By their very nature, tiny houses on wheels are mobile. This has probably stemmed from the zoning laws and building codes tiny house people have been trying to circumvent. Also, some folks just want to own a home, but aren’t sure if they want to stay in the same area. Like a turtle’s shell, you can take your home with you. This feature of these cute little homes, make it difficult to realize a membership based tiny house community, where villagers invest heavily in the community. See: Noodle Soup Meiosis – Propagating Tiny House Communities.
Folks come and go here in Portland. We came about two years ago from Pennsylvania, with no intentions of buying property. We’ve been renting places for years because we don’t like debt, and appreciate the freedom of rentals: you can leave when you like, without any ties. Well, we’re sick of renting, because every place feels temporary and never like home. This is why we bought the Squatch. We own it. We can customize it to our needs. If we want to move (because who really knows what they want to do in this life?), we’ll just pull the wheel chocks and go! Also see: A Comprehensive Collection
It’s time for some permanence, a community of people we want to live with. After all, that’s why we moved to Portland in the first place: to enjoy the company of others who share our interests. A communally owned village is a nice thought, but some people may not want to make that kind of investment if they think there’s a reasonable chance they’ll be moving again in the near future. Some folks just want to rent. I want to make room for that. The current group of Noodle Soupers are transplants, and have said they might want to travel. That is in fact our plan someday too.
Taking The Plunge
For now though, I want to create something along the lines of a village of tiny houses. One person has showed interest in buying a property and renting each of us space. She intends on living in the backyard too, so the arrangement would be good for everyone without the possible tension between the someone living in the big house and everyone else. See: Noodle Soup Village – Lite. If this person decided to travel, someone (perhaps myself) could manage the property while they were away. There’s something about this that doesn’t sit well with me. It would still be renting. I mean, it would be the time of my life, building and improving my home, cooperating with others to build and improve their’s, but it’s still renting. The problem isn’t “throwing money away” as opposed to building equity; it’s the fact that it would still feel temporary, like it’s someone else’s (which it would be).
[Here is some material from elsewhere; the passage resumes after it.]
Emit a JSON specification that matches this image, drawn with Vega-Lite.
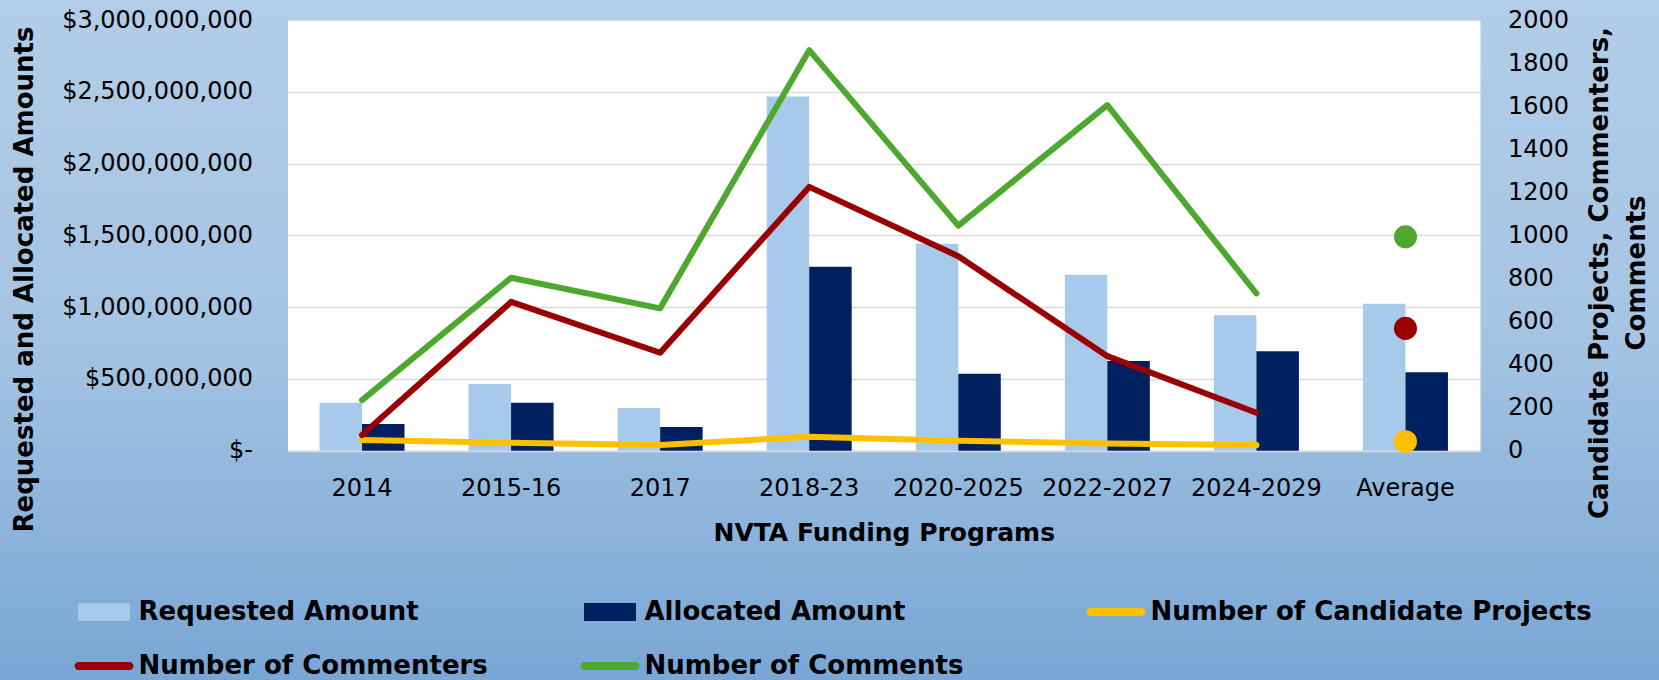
{
  "$schema": "https://vega.github.io/schema/vega-lite/v6.json",
  "width": 1659,
  "height": 680,
  "padding": 0,
  "autosize": {"type": "none"},
  "background": "#A6C5E4",
  "config": {
    "view": {
      "stroke": null,
      "fill": {"gradient": "linear", "x1": 0, "y1": 0, "x2": 0, "y2": 1,
        "stops": [{"offset": 0, "color": "#B2CDE7"}, {"offset": 0.5, "color": "#A5C4E3"}, {"offset": 1, "color": "#78A6D5"}]}
    },
    "font": "DejaVu Sans",
    "axis": {"labelFont": "DejaVu Sans", "labelFontSize": 24, "labelColor": "#000000", "labelLimit": 0, "titleFont": "DejaVu Sans", "titleFontSize": 26, "titleFontWeight": "bold", "titleColor": "#000000", "ticks": false, "domain": false, "grid": false}
  },
  "datasets": {
    "amounts": [
      {"program": "2014", "type": "Requested Amount", "amount": 334000000},
      {"program": "2014", "type": "Allocated Amount", "amount": 186000000},
      {"program": "2015-16", "type": "Requested Amount", "amount": 464000000},
      {"program": "2015-16", "type": "Allocated Amount", "amount": 334000000},
      {"program": "2017", "type": "Requested Amount", "amount": 297000000},
      {"program": "2017", "type": "Allocated Amount", "amount": 165000000},
      {"program": "2018-23", "type": "Requested Amount", "amount": 2468000000},
      {"program": "2018-23", "type": "Allocated Amount", "amount": 1281000000},
      {"program": "2020-2025", "type": "Requested Amount", "amount": 1441000000},
      {"program": "2020-2025", "type": "Allocated Amount", "amount": 536000000},
      {"program": "2022-2027", "type": "Requested Amount", "amount": 1226000000},
      {"program": "2022-2027", "type": "Allocated Amount", "amount": 625000000},
      {"program": "2024-2029", "type": "Requested Amount", "amount": 943000000},
      {"program": "2024-2029", "type": "Allocated Amount", "amount": 692000000},
      {"program": "Average", "type": "Requested Amount", "amount": 1024000000},
      {"program": "Average", "type": "Allocated Amount", "amount": 546000000}
    ],
    "counts": [
      {"program": "2014", "type": "Number of Candidate Projects", "count": 50},
      {"program": "2015-16", "type": "Number of Candidate Projects", "count": 37},
      {"program": "2017", "type": "Number of Candidate Projects", "count": 26},
      {"program": "2018-23", "type": "Number of Candidate Projects", "count": 65},
      {"program": "2020-2025", "type": "Number of Candidate Projects", "count": 46},
      {"program": "2022-2027", "type": "Number of Candidate Projects", "count": 34},
      {"program": "2024-2029", "type": "Number of Candidate Projects", "count": 26},
      {"program": "Average", "type": "Number of Candidate Projects", "count": 42},
      {"program": "2014", "type": "Number of Commenters", "count": 73},
      {"program": "2015-16", "type": "Number of Commenters", "count": 691},
      {"program": "2017", "type": "Number of Commenters", "count": 455},
      {"program": "2018-23", "type": "Number of Commenters", "count": 1225},
      {"program": "2020-2025", "type": "Number of Commenters", "count": 903},
      {"program": "2022-2027", "type": "Number of Commenters", "count": 439},
      {"program": "2024-2029", "type": "Number of Commenters", "count": 176},
      {"program": "Average", "type": "Number of Commenters", "count": 568},
      {"program": "2014", "type": "Number of Comments", "count": 235},
      {"program": "2015-16", "type": "Number of Comments", "count": 803},
      {"program": "2017", "type": "Number of Comments", "count": 661},
      {"program": "2018-23", "type": "Number of Comments", "count": 1860},
      {"program": "2020-2025", "type": "Number of Comments", "count": 1045},
      {"program": "2022-2027", "type": "Number of Comments", "count": 1605},
      {"program": "2024-2029", "type": "Number of Comments", "count": 730},
      {"program": "Average", "type": "Number of Comments", "count": 993}
    ]
  },
  "layer": [
    {
      "data": {"values": [{"program": "2014"}]},
      "mark": {"type": "point", "opacity": 0},
      "encoding": {
        "x": {"field": "program", "type": "nominal", "sort": null},
        "y": {
          "datum": 0.5, "type": "quantitative",
          "scale": {"domain": [0, 1], "range": [450.7, 20], "nice": false},
          "axis": {"orient": "left", "offset": -287.5, "values": [0.5], "labels": false, "title": null,
            "grid": true, "gridColor": "#FFFFFF", "gridWidth": 430.7, "gridOpacity": 1, "gridCap": "butt", "zindex": 0}
        }
      }
    },
    {
      "data": {"name": "amounts"},
      "mark": {"type": "bar"},
      "encoding": {
        "x": {
          "field": "program", "type": "nominal", "sort": null,
          "scale": {"domain": ["2014", "2015-16", "2017", "2018-23", "2020-2025", "2022-2027", "2024-2029", "Average"], "range": [287.5, 1480], "paddingInner": 0.43, "paddingOuter": 0.215},
          "axis": {"orient": "bottom", "offset": 0, "title": "NVTA Funding Programs", "titleFontSize": 25, "labelAngle": 0, "labelAlign": "center", "labelBaseline": "top", "labelPadding": -203.3,
            "titleY": -160, "titleBaseline": "top", "grid": false, "domain": false, "zindex": 0}
        },
        "xOffset": {"field": "type", "type": "nominal", "sort": ["Requested Amount", "Allocated Amount"]},
        "y": {
          "field": "amount", "type": "quantitative",
          "scale": {"domain": [0, 3000000000], "range": [450.7, 20], "nice": false},
          "axis": {"orient": "left", "offset": -287.5, "values": [0, 500000000, 1000000000, 1500000000, 2000000000, 2500000000, 3000000000],
            "labelExpr": "datum.value === 0 ? '$-\u00a0\u00a0' : '$' + format(datum.value, ',')",
            "labelPadding": 35, "grid": true, "gridColor": "#D9D9D9", "gridWidth": 1.5, "zindex": 0,
            "title": "Requested and Allocated Amounts", "titleX": -263.5, "titleY": 279, "titleAngle": -90, "titleBaseline": "middle", "titleAlign": "center"}
        },
        "color": {
          "field": "type", "type": "nominal",
          "scale": {"domain": ["Requested Amount", "Allocated Amount", "Number of Candidate Projects", "Number of Commenters", "Number of Comments"],
                    "range": ["#A7CAEB", "#002060", "#FFC000", "#990000", "#4EA72E"]},
          "legend": {
            "orient": "none", "legendX": 78, "legendY": 586, "direction": "horizontal", "columns": 3, "gridAlign": "all",
            "columnPadding": 0, "rowPadding": 15, "symbolSize": 2704, "labelFont": "DejaVu Sans", "labelFontWeight": "bold",
            "labelFontSize": 26, "labelColor": "#000000", "labelOffset": 8.5, "labelLimit": 0, "title": null,
            "symbolStrokeWidth": 0, "symbolOpacity": 1,
            "encode": {
              "symbols": {
                "update": {
                  "shape": {"signal": "indexof(['Requested Amount','Allocated Amount'], datum.value) >= 0 ? 'M-1,-0.346H1V0.346H-1Z' : 'M-0.98,-0.154H0.98A0.154,0.154 0 0 1 0.98,0.154H-0.98A0.154,0.154 0 0 1 -0.98,-0.154Z'"},
                  "fill": {"scale": "color", "field": "value"},
                  "stroke": {"value": "transparent"},
                  "strokeWidth": {"value": 0},
                  "opacity": {"value": 1},
                  "size": {"value": 2704}
                }
              }
            }
          }
        }
      }
    },
    {
      "data": {"name": "counts"},
      "layer": [
        {
          "transform": [{"filter": "datum.program !== 'Average'"}],
          "mark": {"type": "line", "strokeWidth": 6, "strokeCap": "round", "strokeJoin": "round"},
          "encoding": {
            "x": {"field": "program", "type": "nominal", "sort": null},
            "y": {
              "field": "count", "type": "quantitative",
              "scale": {"domain": [0, 2000], "range": [450.7, 20], "nice": false},
              "axis": {"orient": "right", "offset": -179, "values": [0, 200, 400, 600, 800, 1000, 1200, 1400, 1600, 1800, 2000],
                "format": "d", "labelPadding": 27.5, "grid": false,
                "title": ["Candidate Projects, Commenters,", "Comments"], "titleX": 119, "titleY": 272.5, "titleAngle": 270,
                "titleBaseline": "middle", "titleAlign": "center", "titleLineHeight": 37}
            },
            "color": {"field": "type", "type": "nominal"}
          }
        },
        {
          "transform": [{"filter": "datum.program === 'Average'"}],
          "mark": {"type": "circle", "size": 530, "opacity": 1},
          "encoding": {
            "x": {"field": "program", "type": "nominal", "sort": null},
            "y": {"field": "count", "type": "quantitative"},
            "color": {"field": "type", "type": "nominal"}
          }
        }
      ]
    }
  ],
  "resolve": {"scale": {"y": "independent"}}
}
So, I might be interested in purchasing a property with some other people, it’s hard to say yet. But, the question I wanted to address was: How do you create a village of renters, and still foster the cooperation and respect desired in a village of more permanent residents. In a membership type arrangement, villagers might have to sell their share of the community to another potential tiny house dweller, if someone decides to move out. Of course, this assumes that everyone would want to make that kind of investment in the first place. Some folks just want to rent, so they can get out without any of the difficulty of selling something first.
I don’t generally like the concept of rental properties as a source of income. I have little respect for this. People that make all their money by collecting rent from those of whom cannot or will not buy a home, trouble me for the simple reason that they do little to benefit society, and instead, have others work for them. Landlords might be the nicest people, but I’m still morally opposed to the behavior.
This being said, I am not entirely opposed to renting a few tiny house spaces. Ideally, if I were the only one on the mortgage, renters would pay a reasonable amount for the space and facilities that would go towards paying off the mortgage, taxes, utilities, improvements, maintenance, and so on. I too would contribute an equal share, if not more, until the property were payed off. The traditional behavior at this point, would be to continue collecting rent at the accepted rate, and invest it into another property, or pay myself an income. After all, the property is payed for. I’m sitting on a nice investment that could be turned into more investments. Well, that’s bullshit. Who am I to collect other people’s hard earned money for my own use? Doesn’t seem moral to me. So, what follows, some people would call crazy or stupid. Personally, I could care less.
Tiny House, Tiny Rent
Without a mortgage, rental payments could be reduced, leaving utilities, upkeep, etcetera. I’m talking about cheap living in the city. Villagers may come and go, bringing in fresh faces and fresh ideas. Living costs may be low enough for a portion of the rent to go towards a nest egg to be used for community projects, investing in starting another property, or granting small loans to individuals for building their tiny house. One problem some people have with tiny house dreams, is finding a place to build it. A bedroom or two in the big house could be used for their living quarters while they build their house in the back yard.
Here’s what some people would say is the real stupid part: Once the community were well established, and the dangers of an implosion become remote, sign over the deed to a legal entity like a cooperative, that would be managed by the community members. All of the responsibilities relating to property management would have to be delegated amongst villagers. I would have no more say in the direction of the community than any other. If I were to retain ownership of the property, even if I’m a super nice guy with kindness and positivity come out the whazoo, any hopes of democratic communal living are undermined by the fact that one person still has the legal authority to override the majority’s wishes.
Am I going to do any of this? Who knows?! But, it’s an interesting thought experiment, and though it’s one of many possible living arrangements, this is one I find to be morally reasonable.